__INSTRUCTION__. Without the pictures, retype exactly the lines from the top of the entries below through the line that contains "text=gold] (n4) at".

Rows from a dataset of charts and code
— Start —

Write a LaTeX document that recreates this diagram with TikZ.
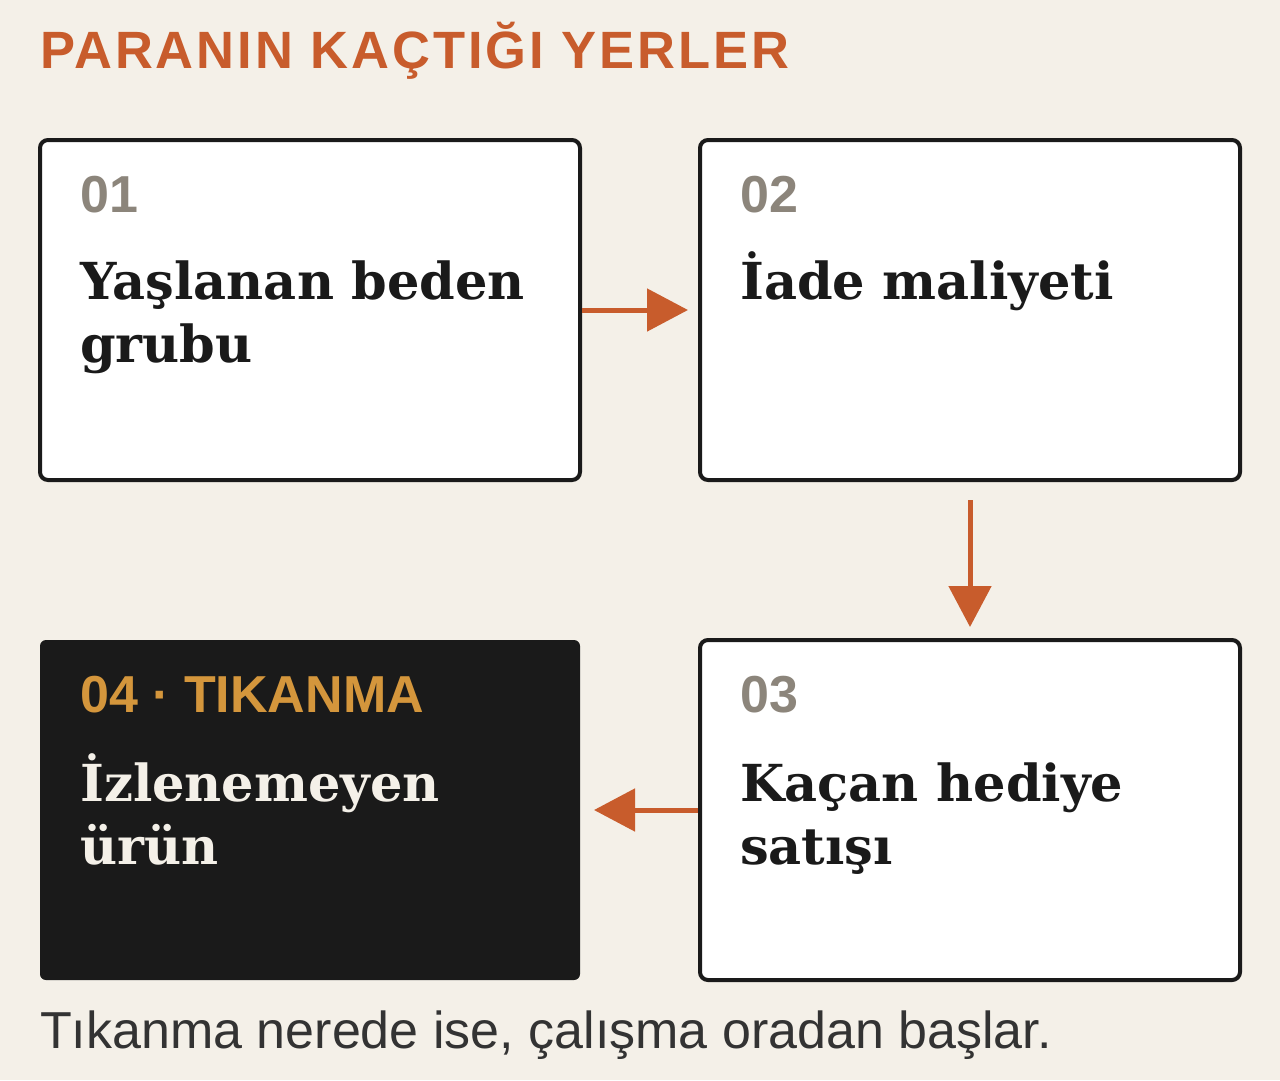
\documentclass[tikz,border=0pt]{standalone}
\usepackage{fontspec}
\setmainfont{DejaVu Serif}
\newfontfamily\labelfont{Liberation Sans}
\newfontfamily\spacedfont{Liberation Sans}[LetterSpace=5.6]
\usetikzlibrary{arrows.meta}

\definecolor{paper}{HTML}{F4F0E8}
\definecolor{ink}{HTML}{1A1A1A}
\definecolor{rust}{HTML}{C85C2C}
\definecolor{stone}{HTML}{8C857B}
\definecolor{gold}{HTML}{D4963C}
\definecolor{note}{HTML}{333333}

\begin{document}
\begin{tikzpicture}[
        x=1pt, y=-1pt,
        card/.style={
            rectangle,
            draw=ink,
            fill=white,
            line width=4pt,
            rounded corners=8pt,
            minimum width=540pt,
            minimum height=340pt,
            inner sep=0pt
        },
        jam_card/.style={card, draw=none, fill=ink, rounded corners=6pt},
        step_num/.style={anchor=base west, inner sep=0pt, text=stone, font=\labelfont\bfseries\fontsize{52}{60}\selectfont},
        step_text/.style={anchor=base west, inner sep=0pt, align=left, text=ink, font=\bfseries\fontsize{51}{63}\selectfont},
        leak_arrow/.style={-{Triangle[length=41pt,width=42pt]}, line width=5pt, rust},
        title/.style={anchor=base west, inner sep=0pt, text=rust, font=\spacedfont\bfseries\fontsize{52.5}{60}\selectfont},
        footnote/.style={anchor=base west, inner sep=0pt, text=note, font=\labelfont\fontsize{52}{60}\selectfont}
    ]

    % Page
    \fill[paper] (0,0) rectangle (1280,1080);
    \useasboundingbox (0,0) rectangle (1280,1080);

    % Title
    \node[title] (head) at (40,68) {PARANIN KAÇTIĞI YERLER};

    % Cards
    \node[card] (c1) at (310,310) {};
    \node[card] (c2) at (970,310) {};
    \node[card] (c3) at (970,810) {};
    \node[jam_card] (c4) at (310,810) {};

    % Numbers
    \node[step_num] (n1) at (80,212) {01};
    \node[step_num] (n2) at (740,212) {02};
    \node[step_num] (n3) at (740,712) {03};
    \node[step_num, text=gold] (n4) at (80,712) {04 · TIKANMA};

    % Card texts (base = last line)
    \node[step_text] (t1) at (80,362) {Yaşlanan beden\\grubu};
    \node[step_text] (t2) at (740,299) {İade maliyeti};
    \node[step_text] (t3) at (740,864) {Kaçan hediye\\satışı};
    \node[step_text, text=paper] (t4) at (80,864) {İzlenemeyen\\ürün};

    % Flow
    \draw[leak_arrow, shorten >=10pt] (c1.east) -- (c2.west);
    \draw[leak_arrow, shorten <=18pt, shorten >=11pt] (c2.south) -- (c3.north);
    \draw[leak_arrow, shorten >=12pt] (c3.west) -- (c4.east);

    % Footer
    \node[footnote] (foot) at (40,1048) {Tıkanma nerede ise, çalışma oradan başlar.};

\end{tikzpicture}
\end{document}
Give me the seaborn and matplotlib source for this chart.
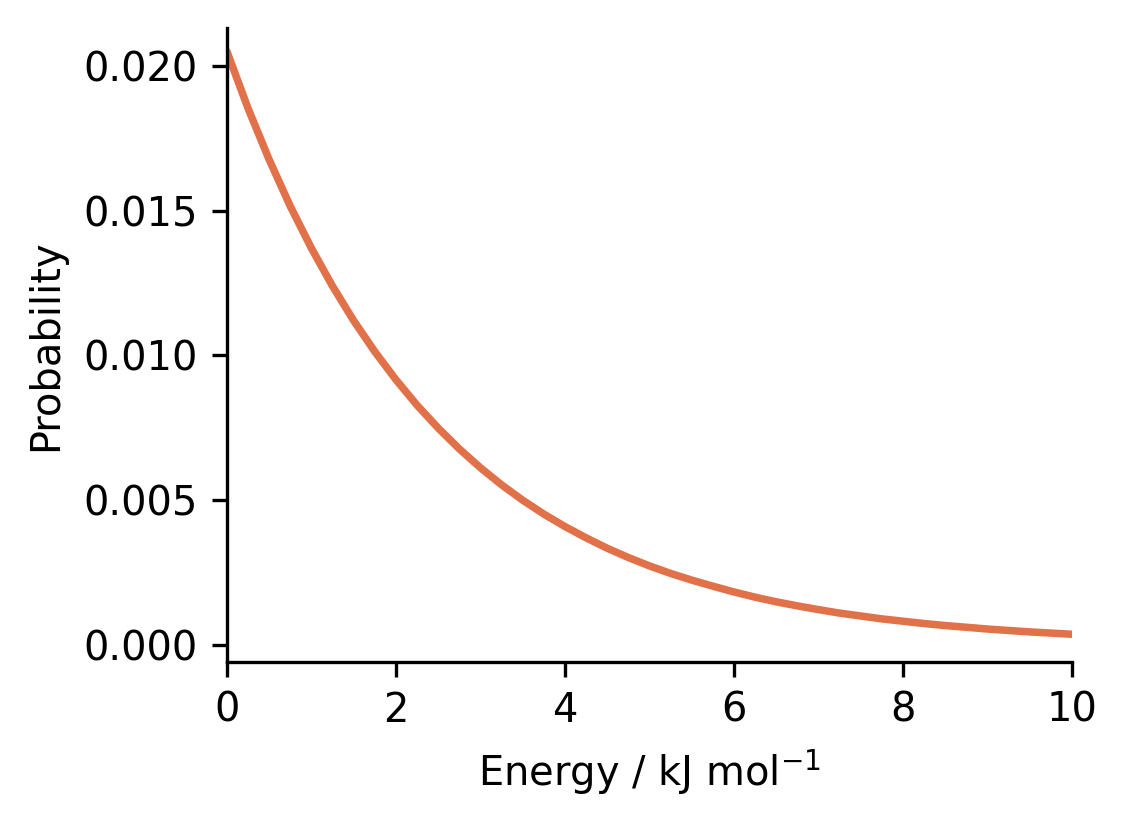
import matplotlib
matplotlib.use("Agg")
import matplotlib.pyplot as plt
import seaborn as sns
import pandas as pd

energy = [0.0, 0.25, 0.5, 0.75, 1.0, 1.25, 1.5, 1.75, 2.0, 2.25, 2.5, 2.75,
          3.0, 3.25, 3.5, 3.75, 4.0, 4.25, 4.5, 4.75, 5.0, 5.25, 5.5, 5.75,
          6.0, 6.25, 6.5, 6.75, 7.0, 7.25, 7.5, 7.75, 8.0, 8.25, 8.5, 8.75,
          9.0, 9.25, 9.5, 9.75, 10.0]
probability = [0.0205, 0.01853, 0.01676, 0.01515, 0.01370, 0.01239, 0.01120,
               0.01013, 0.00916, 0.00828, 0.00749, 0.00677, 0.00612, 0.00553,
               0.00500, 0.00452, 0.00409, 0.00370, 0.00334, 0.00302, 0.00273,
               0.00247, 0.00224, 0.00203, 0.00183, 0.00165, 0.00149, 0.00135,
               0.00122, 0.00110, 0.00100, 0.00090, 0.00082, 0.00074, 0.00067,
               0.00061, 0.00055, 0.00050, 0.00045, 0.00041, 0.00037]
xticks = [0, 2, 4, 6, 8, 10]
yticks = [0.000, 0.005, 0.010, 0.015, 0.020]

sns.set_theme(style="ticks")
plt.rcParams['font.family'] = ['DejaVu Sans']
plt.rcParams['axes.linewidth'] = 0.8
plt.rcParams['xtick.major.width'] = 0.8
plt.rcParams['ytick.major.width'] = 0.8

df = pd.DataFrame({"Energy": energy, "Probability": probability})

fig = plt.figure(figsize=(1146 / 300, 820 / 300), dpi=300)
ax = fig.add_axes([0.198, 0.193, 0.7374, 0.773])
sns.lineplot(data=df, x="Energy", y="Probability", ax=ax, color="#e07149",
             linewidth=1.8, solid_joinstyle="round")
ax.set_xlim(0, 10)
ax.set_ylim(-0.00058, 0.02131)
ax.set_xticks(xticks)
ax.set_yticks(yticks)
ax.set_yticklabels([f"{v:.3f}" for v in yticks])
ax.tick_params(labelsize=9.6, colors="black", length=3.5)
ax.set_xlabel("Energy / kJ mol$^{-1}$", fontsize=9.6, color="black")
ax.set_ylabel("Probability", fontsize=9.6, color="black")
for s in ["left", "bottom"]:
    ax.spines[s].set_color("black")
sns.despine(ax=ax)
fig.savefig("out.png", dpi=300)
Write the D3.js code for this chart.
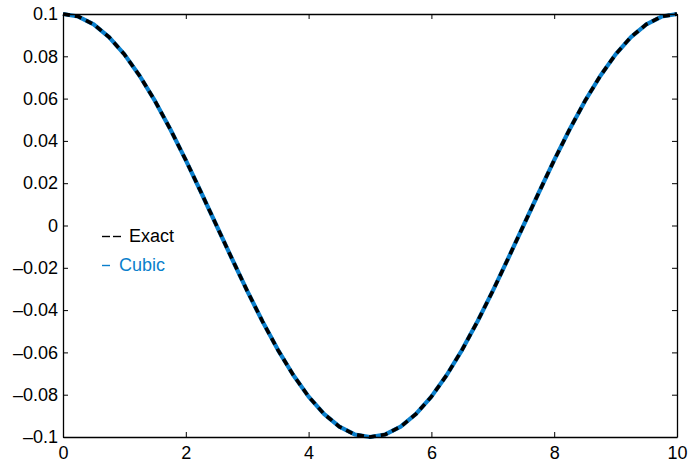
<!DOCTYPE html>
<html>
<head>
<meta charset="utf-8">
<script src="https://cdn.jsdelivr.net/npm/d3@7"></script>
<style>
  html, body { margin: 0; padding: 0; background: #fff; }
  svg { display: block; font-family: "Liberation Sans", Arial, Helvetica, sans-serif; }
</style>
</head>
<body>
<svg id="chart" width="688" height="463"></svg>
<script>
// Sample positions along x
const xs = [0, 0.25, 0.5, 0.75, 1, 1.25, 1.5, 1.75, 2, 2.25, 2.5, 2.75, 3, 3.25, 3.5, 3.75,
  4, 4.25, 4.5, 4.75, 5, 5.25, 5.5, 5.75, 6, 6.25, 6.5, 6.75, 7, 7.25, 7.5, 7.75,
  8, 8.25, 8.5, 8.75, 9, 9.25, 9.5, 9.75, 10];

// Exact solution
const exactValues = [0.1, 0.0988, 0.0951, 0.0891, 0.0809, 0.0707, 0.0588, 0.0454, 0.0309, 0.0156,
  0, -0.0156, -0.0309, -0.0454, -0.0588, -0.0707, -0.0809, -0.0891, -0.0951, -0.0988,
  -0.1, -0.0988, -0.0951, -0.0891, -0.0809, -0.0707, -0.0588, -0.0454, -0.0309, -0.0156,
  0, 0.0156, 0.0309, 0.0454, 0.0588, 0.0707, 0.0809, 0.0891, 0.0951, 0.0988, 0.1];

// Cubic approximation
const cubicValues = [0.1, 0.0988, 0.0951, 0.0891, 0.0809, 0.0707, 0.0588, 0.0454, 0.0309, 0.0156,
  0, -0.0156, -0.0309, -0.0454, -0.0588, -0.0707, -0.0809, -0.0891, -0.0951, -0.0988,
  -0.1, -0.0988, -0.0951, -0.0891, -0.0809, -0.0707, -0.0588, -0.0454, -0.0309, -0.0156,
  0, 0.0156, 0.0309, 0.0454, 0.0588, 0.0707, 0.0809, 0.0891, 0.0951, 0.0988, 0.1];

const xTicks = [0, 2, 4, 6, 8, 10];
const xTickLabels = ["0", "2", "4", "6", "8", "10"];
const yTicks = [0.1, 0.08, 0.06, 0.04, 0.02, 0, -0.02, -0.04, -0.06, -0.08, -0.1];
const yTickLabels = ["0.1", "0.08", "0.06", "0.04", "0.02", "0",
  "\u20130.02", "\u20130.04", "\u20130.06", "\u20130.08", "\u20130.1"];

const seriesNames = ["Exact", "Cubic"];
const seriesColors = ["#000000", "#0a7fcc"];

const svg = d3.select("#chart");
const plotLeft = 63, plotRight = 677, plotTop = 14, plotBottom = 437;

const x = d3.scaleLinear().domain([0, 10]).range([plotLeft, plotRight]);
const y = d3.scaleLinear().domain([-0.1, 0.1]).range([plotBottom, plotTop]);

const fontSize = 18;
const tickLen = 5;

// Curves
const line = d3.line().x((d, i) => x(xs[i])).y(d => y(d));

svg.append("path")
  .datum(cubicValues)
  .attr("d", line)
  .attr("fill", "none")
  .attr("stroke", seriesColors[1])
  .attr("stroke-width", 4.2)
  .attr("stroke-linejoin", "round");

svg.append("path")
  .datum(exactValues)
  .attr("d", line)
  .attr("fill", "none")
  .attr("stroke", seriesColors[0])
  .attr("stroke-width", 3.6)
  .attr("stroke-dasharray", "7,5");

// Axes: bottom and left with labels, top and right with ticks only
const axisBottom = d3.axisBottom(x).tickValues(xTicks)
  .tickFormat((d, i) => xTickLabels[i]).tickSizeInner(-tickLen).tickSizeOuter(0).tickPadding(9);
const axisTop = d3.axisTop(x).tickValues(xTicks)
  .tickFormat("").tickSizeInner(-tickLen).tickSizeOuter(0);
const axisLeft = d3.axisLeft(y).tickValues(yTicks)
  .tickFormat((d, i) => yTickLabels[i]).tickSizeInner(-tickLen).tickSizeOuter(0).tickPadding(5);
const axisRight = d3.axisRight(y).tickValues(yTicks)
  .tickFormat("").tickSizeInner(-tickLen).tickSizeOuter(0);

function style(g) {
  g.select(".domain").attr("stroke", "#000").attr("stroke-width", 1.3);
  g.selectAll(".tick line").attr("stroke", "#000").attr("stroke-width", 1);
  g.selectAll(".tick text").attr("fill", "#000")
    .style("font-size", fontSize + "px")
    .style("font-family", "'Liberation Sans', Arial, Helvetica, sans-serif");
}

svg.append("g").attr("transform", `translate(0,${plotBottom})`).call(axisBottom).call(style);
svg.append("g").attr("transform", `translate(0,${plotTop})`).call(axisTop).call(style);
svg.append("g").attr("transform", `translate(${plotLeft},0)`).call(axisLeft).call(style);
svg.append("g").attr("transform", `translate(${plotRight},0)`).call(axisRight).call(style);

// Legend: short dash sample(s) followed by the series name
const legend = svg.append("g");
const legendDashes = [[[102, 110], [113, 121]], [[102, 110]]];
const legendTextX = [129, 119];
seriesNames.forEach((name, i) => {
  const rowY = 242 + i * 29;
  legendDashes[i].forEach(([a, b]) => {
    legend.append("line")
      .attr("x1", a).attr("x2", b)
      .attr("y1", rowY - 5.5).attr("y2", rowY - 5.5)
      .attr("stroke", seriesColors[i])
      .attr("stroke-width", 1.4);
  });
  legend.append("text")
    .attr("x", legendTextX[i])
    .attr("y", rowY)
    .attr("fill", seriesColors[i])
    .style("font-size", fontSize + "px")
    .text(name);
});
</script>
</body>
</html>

— End —

__SOLVED PROBLEM__.
Write a LaTeX document that recreates this diagram with TikZ.
\documentclass[tikz,border=0pt]{standalone}
\usepackage{fontspec}
\setmainfont{DejaVu Serif}
\newfontfamily\labelfont{Liberation Sans}
\newfontfamily\spacedfont{Liberation Sans}[LetterSpace=5.6]
\usetikzlibrary{arrows.meta}

\definecolor{paper}{HTML}{F4F0E8}
\definecolor{ink}{HTML}{1A1A1A}
\definecolor{rust}{HTML}{C85C2C}
\definecolor{stone}{HTML}{8C857B}
\definecolor{gold}{HTML}{D4963C}
\definecolor{note}{HTML}{333333}

\begin{document}
\begin{tikzpicture}[
        x=1pt, y=-1pt,
        card/.style={
            rectangle,
            draw=ink,
            fill=white,
            line width=4pt,
            rounded corners=8pt,
            minimum width=540pt,
            minimum height=340pt,
            inner sep=0pt
        },
        jam_card/.style={card, draw=none, fill=ink, rounded corners=6pt},
        step_num/.style={anchor=base west, inner sep=0pt, text=stone, font=\labelfont\bfseries\fontsize{52}{60}\selectfont},
        step_text/.style={anchor=base west, inner sep=0pt, align=left, text=ink, font=\bfseries\fontsize{51}{63}\selectfont},
        leak_arrow/.style={-{Triangle[length=41pt,width=42pt]}, line width=5pt, rust},
        title/.style={anchor=base west, inner sep=0pt, text=rust, font=\spacedfont\bfseries\fontsize{52.5}{60}\selectfont},
        footnote/.style={anchor=base west, inner sep=0pt, text=note, font=\labelfont\fontsize{52}{60}\selectfont}
    ]

    % Page
    \fill[paper] (0,0) rectangle (1280,1080);
    \useasboundingbox (0,0) rectangle (1280,1080);

    % Title
    \node[title] (head) at (40,68) {PARANIN KAÇTIĞI YERLER};

    % Cards
    \node[card] (c1) at (310,310) {};
    \node[card] (c2) at (970,310) {};
    \node[card] (c3) at (970,810) {};
    \node[jam_card] (c4) at (310,810) {};

    % Numbers
    \node[step_num] (n1) at (80,212) {01};
    \node[step_num] (n2) at (740,212) {02};
    \node[step_num] (n3) at (740,712) {03};
    \node[step_num, text=gold] (n4) at (80,712) {04 · TIKANMA};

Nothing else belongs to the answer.